SAS day 56: ANYALPHA
Once we had an excel sheet with an extreme variety of date formats that don’t make sense. Is there a method to clean the data so they will be meaningful dates?
After observing the data structure, we notice it either starts with a letter or number. Therefore, we will apply the miraculous ANYALPHA function to detect the first string is a letter or a number.
ANYALPHA(string, i) : Search a character string for the first alphabetic character starts at a specific ith position; if no specific position is assigned then it searches from the beginning.
- if the first string is a letter then set the newdate to missing.
if the first string is a number then set the newdate using the input function
Note, we need to minus a constant “-21916” if the date range is absurd.

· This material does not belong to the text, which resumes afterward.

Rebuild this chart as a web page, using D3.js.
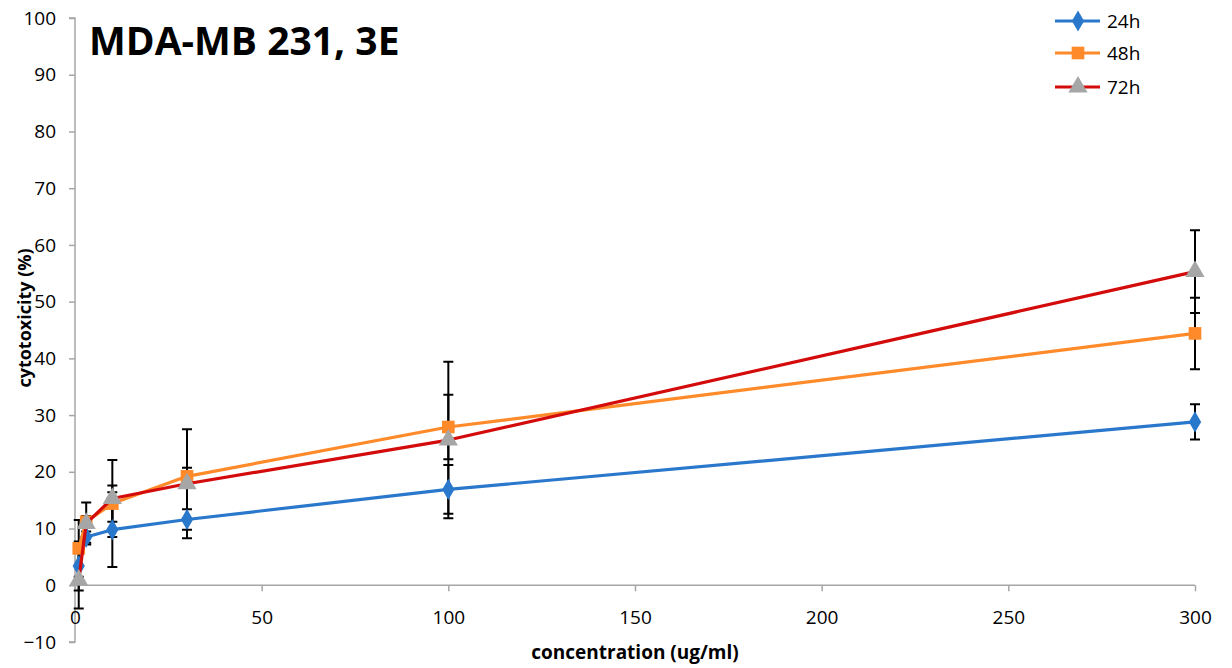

data sample1; format newdate date9.; set sample; if anyalpha(date)^=1 then do; if anyalpha(scan(Date,2,'-'))=1 then newdate=input(Date,date9.); else if length(Date)<9 then newdate=input(Date,8.)-21916; end; if anyalpha(date)=1 then alpha_flag="Y"; run;
Now we can see the pretty newdate we come up with.
While i got very frustrating to work with the raw data that doesn’t make sense, I have learned so much in these situations. I can view it as a challenge or an opportunity.
Thanks to my colleague Yajnes that always generously sharing all the SAS tricks with me!